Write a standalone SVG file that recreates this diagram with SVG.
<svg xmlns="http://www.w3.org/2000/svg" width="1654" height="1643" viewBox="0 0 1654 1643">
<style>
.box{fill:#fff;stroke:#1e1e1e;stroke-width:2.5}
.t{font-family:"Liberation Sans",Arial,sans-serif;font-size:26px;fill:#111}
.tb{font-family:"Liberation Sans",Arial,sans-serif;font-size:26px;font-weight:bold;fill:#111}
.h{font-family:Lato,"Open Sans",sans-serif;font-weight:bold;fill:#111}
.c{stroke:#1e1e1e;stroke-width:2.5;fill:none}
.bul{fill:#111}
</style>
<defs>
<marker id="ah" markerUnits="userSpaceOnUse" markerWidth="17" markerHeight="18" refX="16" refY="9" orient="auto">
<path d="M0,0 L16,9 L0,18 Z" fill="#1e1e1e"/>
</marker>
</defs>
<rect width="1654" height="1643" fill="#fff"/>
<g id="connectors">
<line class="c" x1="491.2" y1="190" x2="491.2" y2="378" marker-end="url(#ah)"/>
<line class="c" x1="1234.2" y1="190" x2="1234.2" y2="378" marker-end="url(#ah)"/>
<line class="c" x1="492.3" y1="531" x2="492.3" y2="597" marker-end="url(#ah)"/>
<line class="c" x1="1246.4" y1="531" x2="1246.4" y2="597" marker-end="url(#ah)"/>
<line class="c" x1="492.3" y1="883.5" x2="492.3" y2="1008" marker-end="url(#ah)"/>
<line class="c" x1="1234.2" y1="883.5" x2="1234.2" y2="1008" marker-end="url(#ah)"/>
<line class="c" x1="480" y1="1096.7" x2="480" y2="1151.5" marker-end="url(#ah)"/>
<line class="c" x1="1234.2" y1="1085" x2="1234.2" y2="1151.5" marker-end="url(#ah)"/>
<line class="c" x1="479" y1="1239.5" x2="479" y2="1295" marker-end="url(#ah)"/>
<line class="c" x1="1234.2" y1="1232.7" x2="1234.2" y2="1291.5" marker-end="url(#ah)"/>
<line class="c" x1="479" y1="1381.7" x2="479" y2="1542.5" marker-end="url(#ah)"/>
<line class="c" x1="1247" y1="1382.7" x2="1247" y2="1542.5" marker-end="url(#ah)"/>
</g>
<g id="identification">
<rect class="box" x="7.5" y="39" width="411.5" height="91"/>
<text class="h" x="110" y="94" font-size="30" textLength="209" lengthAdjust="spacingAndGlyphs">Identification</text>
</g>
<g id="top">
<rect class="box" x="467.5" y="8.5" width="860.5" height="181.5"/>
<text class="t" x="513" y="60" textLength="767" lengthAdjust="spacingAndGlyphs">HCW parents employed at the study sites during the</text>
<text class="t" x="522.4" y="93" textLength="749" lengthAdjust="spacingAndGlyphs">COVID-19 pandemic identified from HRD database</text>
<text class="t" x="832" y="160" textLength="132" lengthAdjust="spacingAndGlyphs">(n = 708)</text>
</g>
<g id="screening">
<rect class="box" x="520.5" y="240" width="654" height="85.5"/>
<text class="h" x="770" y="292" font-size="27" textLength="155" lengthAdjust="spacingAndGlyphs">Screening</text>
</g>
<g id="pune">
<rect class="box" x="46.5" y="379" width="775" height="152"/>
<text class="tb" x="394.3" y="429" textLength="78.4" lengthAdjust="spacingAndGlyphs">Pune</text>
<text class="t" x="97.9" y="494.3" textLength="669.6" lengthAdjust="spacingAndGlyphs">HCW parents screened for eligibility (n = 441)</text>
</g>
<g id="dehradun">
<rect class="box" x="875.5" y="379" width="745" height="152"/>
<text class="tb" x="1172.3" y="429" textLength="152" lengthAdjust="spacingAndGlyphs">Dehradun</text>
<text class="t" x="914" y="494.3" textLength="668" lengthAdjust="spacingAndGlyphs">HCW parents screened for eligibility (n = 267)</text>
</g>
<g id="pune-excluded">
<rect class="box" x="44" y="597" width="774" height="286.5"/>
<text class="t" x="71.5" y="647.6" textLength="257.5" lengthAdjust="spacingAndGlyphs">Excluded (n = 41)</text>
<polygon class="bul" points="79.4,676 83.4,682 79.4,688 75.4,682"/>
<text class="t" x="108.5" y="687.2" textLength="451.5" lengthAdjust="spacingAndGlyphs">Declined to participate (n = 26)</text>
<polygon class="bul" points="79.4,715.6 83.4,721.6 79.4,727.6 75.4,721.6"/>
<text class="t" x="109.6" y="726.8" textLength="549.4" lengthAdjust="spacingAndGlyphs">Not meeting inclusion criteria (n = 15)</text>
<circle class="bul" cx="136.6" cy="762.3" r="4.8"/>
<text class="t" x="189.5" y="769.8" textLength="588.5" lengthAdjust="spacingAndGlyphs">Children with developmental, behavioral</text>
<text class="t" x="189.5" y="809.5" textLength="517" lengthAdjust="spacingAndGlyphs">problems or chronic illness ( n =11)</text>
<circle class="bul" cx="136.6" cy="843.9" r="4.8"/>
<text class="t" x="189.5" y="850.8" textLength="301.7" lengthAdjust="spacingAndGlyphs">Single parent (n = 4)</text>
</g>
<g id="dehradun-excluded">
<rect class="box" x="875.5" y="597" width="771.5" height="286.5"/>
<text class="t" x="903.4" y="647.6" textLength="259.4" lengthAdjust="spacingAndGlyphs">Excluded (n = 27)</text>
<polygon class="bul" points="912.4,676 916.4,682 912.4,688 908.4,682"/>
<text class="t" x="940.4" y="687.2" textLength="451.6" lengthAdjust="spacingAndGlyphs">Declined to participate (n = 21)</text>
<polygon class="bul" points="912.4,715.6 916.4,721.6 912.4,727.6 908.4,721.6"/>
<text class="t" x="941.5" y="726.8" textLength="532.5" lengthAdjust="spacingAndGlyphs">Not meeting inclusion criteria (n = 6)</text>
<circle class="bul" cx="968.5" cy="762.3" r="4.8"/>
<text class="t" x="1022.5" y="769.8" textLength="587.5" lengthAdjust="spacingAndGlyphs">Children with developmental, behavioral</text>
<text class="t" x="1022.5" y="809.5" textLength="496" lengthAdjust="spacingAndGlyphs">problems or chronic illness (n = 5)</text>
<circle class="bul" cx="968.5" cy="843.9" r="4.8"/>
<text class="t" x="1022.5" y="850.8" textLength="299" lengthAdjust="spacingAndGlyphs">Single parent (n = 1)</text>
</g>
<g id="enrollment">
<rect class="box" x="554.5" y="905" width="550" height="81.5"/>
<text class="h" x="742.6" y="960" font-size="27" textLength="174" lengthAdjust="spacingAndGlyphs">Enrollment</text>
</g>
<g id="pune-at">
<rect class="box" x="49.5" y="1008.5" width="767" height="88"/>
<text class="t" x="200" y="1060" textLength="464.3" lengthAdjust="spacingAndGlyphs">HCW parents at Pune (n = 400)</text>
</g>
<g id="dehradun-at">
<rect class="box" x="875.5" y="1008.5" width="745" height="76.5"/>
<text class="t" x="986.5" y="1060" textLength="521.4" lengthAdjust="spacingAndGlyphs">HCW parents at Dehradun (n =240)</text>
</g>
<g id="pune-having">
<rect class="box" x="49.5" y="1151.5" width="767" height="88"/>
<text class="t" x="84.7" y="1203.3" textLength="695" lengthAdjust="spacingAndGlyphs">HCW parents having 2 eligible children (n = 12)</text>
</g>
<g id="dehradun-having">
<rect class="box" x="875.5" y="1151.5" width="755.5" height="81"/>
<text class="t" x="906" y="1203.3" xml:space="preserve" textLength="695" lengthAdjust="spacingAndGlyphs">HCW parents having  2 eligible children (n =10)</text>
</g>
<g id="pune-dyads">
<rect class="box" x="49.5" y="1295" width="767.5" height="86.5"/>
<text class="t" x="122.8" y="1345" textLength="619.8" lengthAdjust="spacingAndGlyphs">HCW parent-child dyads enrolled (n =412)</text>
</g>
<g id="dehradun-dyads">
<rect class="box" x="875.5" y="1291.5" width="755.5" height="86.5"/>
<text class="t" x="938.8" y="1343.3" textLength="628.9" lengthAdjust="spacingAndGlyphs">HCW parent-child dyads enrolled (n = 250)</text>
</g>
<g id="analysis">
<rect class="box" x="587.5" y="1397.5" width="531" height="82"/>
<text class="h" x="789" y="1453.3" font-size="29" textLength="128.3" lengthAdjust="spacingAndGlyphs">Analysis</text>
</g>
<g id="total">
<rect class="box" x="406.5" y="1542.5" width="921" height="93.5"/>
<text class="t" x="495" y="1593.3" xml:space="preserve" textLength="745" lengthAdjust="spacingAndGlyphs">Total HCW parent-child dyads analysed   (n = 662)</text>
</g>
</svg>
□ □ □ □
(DIRECTIONS)
Pull out each line holding the string "with".

(REPLY)
Write a standalone SVG file that recreates this diagram with SVG.
<text class="t" x="189.5" y="769.8" textLength="588.5" lengthAdjust="spacingAndGlyphs">Children with developmental, behavioral</text>
<text class="t" x="1022.5" y="769.8" textLength="587.5" lengthAdjust="spacingAndGlyphs">Children with developmental, behavioral</text>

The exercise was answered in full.